Material for this exercise |
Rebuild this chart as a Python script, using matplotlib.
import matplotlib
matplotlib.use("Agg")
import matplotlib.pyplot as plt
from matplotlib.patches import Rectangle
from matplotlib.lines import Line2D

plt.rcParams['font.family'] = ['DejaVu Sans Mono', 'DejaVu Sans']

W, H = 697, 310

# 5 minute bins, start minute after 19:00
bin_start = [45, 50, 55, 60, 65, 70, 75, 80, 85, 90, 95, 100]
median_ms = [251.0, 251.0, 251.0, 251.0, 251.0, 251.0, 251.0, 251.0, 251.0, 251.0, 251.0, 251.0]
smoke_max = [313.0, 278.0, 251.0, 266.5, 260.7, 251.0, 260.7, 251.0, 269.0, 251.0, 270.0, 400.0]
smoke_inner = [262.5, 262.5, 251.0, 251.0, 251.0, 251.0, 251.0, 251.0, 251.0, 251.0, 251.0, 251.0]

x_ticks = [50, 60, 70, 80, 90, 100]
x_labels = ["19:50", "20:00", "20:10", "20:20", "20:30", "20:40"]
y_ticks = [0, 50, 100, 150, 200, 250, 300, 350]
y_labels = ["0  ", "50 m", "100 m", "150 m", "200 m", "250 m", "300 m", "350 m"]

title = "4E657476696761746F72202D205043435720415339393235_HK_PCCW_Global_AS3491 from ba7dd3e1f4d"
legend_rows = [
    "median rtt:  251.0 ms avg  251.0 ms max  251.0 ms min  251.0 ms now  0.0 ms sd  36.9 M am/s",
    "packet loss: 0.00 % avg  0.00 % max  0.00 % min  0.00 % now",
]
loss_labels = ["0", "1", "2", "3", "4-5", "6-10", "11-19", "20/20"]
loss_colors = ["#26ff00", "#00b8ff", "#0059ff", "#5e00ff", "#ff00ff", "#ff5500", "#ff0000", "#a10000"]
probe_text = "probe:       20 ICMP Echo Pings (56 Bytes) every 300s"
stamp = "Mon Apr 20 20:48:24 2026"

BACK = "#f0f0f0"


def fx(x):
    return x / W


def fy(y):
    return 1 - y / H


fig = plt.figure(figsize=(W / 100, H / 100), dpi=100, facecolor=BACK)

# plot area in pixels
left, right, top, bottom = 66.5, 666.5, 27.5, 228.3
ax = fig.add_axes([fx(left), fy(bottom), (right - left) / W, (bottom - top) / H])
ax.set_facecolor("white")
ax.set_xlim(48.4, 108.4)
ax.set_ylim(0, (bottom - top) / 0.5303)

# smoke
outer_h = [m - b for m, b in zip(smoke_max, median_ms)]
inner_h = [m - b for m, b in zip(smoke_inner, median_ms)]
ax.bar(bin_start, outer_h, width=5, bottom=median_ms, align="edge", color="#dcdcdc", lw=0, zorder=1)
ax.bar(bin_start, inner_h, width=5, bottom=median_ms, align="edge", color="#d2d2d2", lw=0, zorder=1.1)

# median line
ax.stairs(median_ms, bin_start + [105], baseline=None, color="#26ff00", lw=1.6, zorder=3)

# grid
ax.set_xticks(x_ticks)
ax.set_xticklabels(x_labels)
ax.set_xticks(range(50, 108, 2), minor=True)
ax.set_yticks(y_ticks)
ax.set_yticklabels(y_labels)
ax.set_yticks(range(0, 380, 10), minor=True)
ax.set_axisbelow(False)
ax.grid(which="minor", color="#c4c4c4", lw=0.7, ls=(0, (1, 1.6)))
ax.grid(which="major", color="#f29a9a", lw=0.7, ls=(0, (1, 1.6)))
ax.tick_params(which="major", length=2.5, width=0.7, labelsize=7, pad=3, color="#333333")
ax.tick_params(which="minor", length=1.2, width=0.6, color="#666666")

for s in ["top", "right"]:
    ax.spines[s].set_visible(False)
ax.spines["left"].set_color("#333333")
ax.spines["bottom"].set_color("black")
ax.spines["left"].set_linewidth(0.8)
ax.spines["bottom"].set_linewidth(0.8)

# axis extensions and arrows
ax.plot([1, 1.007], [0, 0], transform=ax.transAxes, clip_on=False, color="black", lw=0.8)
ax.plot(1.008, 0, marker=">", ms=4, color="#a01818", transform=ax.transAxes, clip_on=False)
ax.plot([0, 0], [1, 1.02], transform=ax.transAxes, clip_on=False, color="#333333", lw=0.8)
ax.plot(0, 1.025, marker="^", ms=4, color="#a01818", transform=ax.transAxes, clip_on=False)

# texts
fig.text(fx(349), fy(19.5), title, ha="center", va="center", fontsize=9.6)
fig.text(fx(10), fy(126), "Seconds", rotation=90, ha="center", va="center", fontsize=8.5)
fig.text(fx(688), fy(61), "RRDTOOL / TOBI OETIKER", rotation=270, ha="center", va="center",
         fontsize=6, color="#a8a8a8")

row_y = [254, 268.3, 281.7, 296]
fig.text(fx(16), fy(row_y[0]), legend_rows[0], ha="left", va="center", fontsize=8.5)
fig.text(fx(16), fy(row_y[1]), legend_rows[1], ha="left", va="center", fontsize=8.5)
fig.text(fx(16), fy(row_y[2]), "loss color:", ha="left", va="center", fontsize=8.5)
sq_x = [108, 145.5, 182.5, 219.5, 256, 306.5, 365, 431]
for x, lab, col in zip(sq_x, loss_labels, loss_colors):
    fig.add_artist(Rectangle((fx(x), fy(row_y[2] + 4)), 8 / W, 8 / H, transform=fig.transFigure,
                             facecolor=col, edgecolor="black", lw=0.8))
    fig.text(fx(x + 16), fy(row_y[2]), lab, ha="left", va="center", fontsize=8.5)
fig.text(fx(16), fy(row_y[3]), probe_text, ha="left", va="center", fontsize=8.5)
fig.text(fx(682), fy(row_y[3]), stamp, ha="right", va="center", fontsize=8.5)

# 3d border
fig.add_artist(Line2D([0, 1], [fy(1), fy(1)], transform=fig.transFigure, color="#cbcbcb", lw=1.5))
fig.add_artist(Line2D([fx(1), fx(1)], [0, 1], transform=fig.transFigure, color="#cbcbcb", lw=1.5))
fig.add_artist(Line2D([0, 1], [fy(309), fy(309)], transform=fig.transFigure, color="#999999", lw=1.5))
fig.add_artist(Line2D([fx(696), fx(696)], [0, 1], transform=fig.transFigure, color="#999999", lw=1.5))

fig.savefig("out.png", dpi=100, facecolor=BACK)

---

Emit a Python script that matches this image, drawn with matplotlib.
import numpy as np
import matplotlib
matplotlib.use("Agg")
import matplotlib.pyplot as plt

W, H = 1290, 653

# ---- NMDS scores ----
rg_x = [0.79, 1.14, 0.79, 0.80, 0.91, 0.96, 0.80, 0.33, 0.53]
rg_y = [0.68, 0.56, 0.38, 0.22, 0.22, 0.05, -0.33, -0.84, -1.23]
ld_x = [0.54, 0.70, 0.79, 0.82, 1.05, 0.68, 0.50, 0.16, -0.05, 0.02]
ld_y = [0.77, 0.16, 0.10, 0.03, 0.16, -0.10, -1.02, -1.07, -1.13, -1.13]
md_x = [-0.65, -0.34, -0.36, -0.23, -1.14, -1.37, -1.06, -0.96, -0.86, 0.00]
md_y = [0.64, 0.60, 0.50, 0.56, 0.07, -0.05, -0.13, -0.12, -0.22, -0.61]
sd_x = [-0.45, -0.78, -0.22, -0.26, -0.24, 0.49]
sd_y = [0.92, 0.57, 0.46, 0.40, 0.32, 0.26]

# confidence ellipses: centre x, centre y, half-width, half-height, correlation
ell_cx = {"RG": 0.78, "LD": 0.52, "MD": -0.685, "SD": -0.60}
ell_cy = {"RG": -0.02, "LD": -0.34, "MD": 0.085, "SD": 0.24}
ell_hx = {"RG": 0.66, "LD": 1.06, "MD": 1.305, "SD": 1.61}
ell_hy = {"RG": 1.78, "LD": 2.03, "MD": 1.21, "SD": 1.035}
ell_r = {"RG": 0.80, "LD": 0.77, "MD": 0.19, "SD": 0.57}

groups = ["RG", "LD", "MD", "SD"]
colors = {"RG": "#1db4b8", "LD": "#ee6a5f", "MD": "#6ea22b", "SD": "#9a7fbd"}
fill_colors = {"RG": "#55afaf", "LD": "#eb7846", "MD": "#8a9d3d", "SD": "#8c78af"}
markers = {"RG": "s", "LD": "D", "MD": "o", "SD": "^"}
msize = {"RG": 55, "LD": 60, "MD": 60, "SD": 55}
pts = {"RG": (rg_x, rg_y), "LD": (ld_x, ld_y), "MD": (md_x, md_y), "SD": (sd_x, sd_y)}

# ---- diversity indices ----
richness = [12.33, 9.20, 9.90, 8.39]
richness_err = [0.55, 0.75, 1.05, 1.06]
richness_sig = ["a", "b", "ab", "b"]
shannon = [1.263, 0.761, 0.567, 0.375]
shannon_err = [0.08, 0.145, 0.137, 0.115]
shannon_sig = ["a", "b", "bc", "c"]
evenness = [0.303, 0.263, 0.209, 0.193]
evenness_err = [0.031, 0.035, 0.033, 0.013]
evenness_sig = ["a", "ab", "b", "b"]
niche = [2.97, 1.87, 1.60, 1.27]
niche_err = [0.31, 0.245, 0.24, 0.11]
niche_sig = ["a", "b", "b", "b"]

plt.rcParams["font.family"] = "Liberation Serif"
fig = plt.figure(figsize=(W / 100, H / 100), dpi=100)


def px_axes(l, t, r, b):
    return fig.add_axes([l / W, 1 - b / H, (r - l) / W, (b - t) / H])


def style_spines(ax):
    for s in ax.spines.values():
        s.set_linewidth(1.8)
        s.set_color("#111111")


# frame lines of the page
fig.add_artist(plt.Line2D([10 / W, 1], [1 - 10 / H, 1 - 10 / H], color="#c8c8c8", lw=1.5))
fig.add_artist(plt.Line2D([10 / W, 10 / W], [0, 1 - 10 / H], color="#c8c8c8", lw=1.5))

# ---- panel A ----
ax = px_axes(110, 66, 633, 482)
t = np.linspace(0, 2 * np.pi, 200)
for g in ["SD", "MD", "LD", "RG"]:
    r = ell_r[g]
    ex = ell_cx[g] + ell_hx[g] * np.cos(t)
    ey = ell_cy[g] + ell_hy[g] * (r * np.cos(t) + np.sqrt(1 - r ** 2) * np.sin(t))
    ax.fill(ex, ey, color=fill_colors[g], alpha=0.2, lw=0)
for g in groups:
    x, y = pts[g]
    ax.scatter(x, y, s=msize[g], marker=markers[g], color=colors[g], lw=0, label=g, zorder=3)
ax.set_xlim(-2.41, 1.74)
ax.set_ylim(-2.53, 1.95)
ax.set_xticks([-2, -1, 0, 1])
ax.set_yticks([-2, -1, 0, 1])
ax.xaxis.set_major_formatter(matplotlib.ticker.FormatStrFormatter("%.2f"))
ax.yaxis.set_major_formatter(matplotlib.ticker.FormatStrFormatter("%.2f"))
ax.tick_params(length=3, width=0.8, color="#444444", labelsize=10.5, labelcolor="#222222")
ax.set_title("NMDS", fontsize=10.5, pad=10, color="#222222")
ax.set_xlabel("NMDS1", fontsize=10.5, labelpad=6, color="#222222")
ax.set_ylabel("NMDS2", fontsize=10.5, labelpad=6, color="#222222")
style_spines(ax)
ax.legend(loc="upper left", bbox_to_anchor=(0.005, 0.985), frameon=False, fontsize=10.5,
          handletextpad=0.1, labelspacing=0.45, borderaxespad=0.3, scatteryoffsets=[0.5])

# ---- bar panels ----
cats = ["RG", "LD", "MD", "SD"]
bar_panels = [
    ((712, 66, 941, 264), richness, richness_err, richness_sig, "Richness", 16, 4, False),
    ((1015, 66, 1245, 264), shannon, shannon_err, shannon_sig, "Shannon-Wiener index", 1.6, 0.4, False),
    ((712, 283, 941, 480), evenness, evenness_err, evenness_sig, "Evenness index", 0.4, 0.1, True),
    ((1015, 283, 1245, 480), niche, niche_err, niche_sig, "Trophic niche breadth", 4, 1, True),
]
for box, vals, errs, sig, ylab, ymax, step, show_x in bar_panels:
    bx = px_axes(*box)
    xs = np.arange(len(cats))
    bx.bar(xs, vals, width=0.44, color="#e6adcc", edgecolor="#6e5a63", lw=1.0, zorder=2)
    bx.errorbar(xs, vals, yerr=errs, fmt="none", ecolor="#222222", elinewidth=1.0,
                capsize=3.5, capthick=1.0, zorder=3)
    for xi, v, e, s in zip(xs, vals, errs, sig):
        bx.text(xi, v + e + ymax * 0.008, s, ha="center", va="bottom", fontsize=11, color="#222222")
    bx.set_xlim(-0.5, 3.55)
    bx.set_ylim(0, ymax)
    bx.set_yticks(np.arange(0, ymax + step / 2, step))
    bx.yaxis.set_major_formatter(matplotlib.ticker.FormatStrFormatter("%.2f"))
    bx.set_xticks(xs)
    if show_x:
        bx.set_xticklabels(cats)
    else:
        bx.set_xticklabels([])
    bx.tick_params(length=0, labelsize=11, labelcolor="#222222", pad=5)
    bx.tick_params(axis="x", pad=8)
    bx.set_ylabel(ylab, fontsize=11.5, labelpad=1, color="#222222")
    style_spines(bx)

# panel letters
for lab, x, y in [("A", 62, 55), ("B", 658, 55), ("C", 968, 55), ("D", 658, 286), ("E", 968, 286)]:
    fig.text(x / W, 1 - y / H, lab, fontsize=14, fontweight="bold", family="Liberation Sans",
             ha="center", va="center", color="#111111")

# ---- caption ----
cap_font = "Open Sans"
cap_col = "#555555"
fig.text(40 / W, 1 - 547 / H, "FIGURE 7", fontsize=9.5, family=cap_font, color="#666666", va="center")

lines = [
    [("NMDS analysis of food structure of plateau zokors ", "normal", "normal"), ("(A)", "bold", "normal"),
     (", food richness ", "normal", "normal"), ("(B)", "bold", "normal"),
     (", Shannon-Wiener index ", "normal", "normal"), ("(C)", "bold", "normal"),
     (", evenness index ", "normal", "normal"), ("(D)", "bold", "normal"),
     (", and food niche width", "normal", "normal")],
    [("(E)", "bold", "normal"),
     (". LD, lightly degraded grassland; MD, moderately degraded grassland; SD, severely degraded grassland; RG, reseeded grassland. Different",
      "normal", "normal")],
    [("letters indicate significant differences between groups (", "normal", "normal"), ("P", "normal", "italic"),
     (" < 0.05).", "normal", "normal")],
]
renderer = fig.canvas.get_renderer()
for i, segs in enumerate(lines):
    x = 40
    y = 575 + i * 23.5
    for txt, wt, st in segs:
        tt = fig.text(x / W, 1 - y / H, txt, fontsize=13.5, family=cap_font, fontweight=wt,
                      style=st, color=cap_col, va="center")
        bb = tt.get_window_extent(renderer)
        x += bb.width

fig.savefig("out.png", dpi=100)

==

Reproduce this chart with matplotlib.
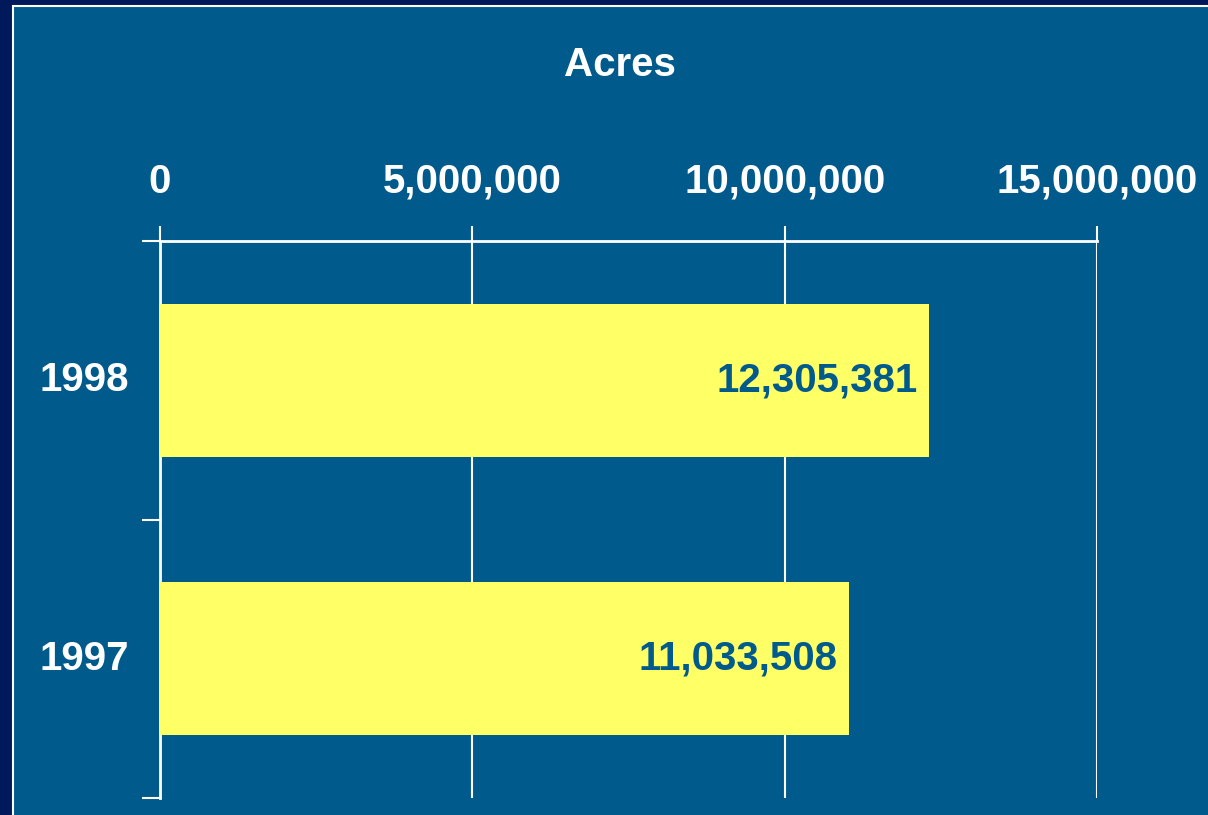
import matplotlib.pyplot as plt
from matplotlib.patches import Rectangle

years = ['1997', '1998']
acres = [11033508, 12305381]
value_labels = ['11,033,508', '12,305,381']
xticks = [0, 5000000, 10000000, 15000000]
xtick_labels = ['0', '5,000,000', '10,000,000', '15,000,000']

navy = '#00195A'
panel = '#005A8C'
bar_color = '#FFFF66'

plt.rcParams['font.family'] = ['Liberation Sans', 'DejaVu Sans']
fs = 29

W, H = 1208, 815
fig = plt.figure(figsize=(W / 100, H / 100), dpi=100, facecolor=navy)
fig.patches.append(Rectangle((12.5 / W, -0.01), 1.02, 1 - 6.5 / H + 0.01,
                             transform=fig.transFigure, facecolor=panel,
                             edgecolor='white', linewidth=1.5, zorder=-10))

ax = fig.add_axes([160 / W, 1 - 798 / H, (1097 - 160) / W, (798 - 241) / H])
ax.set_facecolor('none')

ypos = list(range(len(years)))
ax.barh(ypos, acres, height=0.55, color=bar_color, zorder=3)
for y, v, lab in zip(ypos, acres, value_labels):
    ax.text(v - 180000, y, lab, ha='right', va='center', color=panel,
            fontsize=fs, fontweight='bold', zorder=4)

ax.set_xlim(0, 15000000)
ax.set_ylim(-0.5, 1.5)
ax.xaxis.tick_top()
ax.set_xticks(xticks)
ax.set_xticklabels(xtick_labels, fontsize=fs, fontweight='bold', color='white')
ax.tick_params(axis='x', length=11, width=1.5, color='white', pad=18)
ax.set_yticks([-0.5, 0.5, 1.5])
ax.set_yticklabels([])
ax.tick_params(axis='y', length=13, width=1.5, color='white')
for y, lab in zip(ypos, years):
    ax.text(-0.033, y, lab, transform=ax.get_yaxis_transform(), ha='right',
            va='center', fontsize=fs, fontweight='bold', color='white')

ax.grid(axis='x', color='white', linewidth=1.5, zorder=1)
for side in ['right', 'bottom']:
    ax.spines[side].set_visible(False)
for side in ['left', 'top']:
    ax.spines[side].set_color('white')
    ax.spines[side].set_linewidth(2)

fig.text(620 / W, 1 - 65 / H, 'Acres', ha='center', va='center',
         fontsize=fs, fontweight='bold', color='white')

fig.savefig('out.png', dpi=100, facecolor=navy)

Objective | Show every line of the records above that contains the word "script".

Answer to the task |
Rebuild this chart as a Python script, using matplotlib.
Emit a Python script that matches this image, drawn with matplotlib.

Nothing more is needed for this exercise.